The first tornado forecast issued by two Air Force Officers at Tinker Air
Force Base, Okla., on March 25, 1948, was the first step in establishing
the National Weather Service's organized watch and warning program that blankets
and protects the nation today. Now 50 years later, the National Oceanic and
Atmospheric Administration, Tinker Air Force Base, and the University of Oklahoma are
celebration this historic forecast. Following are some tornado-related story ideas that
you may want to develop as weather and science-related features commemorating this
50 YEARS OF PROGRESS
Since that first tornado forecast issued 50 years ago on March 25, 1948, the science
community has made significant progress to improve the watch and warning lead times.
Because of investments in research, observing systems such as the Doppler radar and
interactive computer systems, and forecasting technology, the lead time for tornadoes
has nearly doubled from a national average of 5 minutes in the early 1990s to nearly 10
minutes today. This extra time allows those in the path of danger to take steps to protect
themselves and their families from these powerful storms. What technologies does the
National Weather Service have in place today? How are tornadoes forecast? What
research projects are underway to continue these scientific improvements?
WHY DO SCIENTISTS TRY TO INTERCEPT TORNADOES?

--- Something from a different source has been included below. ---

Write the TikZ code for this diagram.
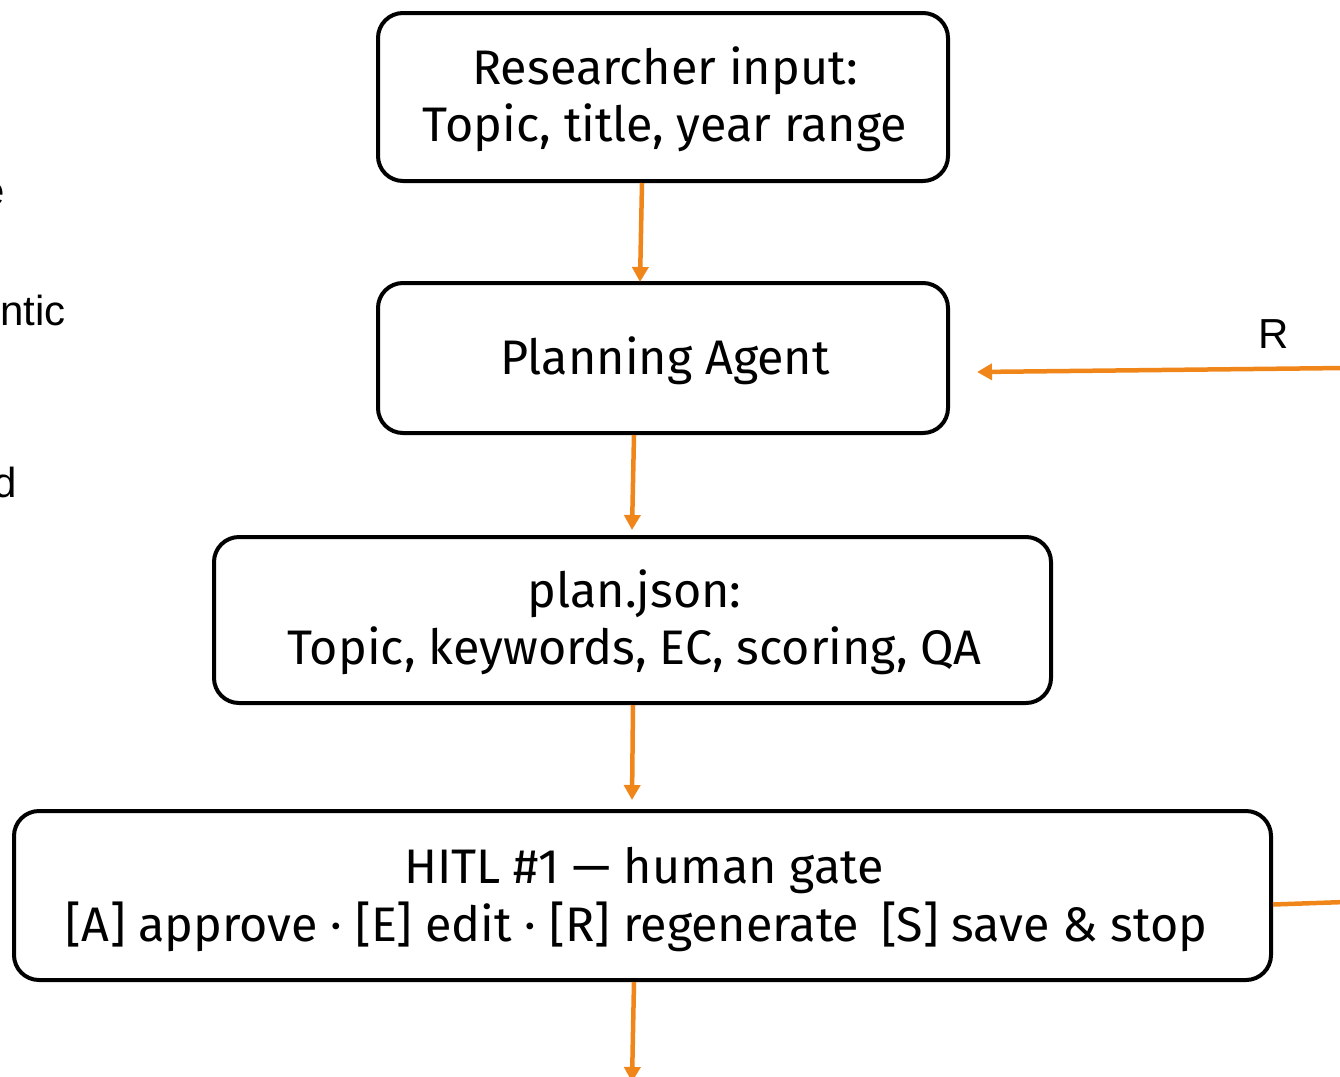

Scientists chase and "intercept" tornadoes to measure them close up to learn more
about them. The goal is to improve forecasts and warnings. The National Oceanic and
Atmospheric Administration (NOAA) and university scientists have conducted a series
of scientific intercepts of tornadic storms that should revolutionize our understanding of
tornadoes and dramatically improve tornado forecasts and warnings.

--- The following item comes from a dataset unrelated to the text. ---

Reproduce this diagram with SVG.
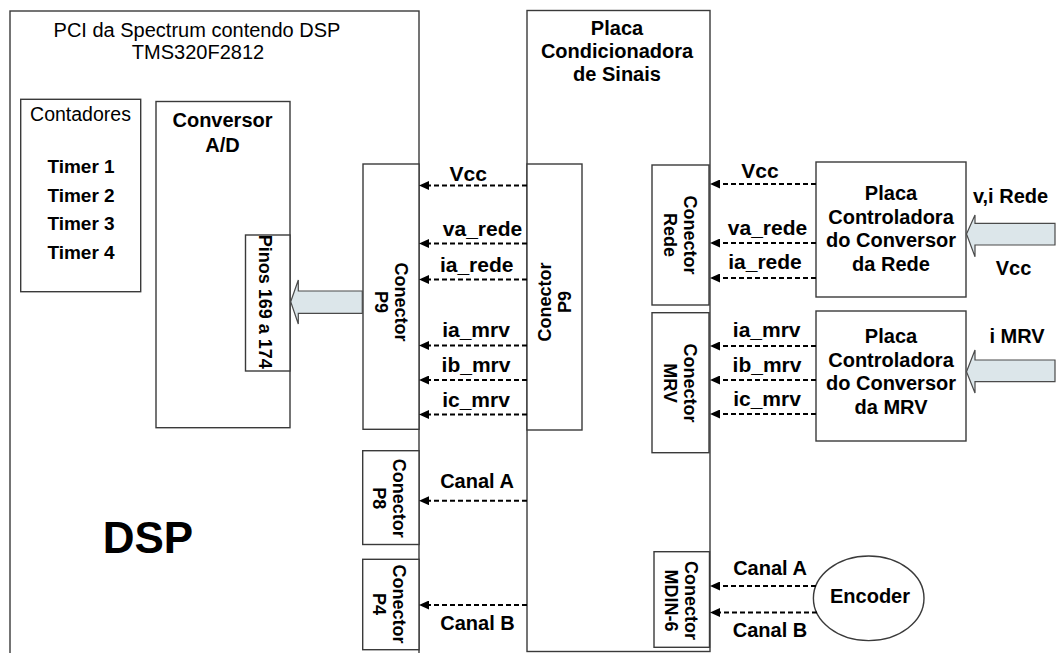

BETTER TORNADO WARNINGS FROM THE NATIONAL WEATHER SERVICE
The NWS has completed a nationwide blanket of overlapping Doppler weather radars
that can actually see inside of storms and give forecasters new capabilities for making
timely, geographically-specific warnings of approaching tornadoes. Since the
introduction of these new radars, average warning lead times for tornadoes are longer,
and forecasters are learning more about spotting potential locations for tornadoes.
HOW CAN PEOPLE GET TORNADO WARNINGS WHEN THEY ARE SLEEPING OR
NOT WATCHING TV OR LISTENING TO THEIR RADIOS?

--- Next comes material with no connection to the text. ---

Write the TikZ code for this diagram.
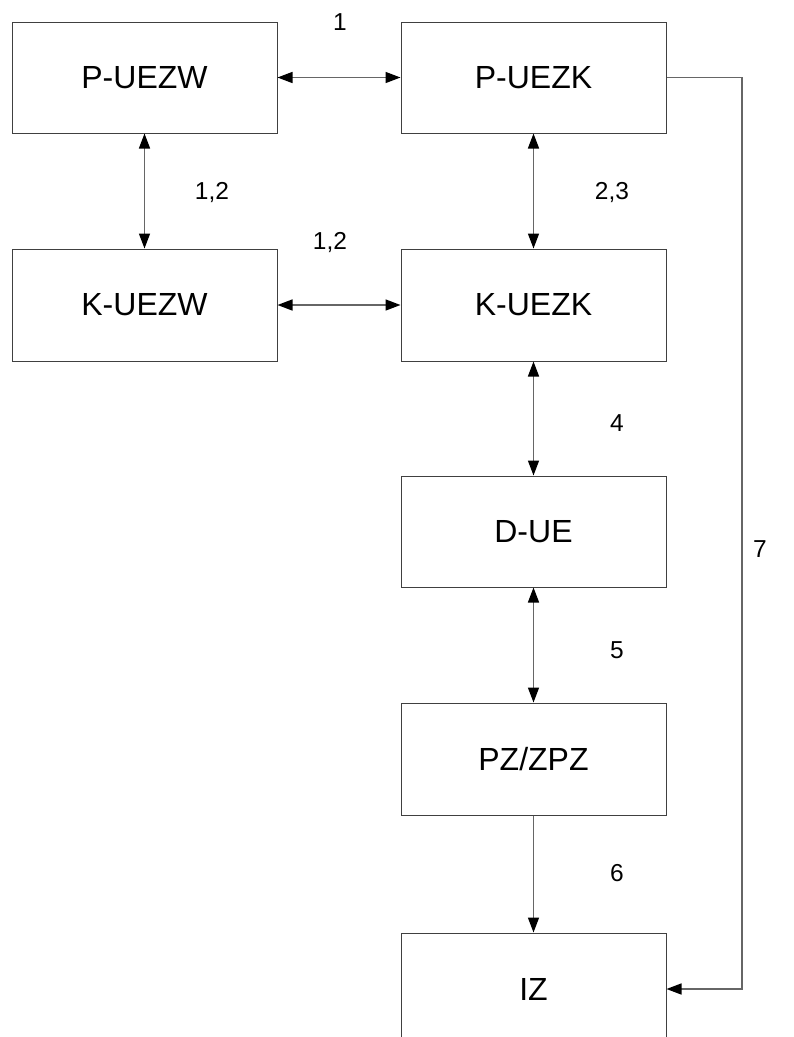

The high-band FM frequencies commonly referred to as the "weather band" carry
NOAA Weather Radio broadcast from National Weather Service Forecast offices.
Special NOAA Weather Radio receivers, available at most electronics stores for about
the cost of a pair of shoes, can be set to turn on only if a severe weather warning is
sent out from an NWS office. A special frequency tone is picked up by the radio, the
tone turns the radio on and sounds a brief alarm, followed by the warning information.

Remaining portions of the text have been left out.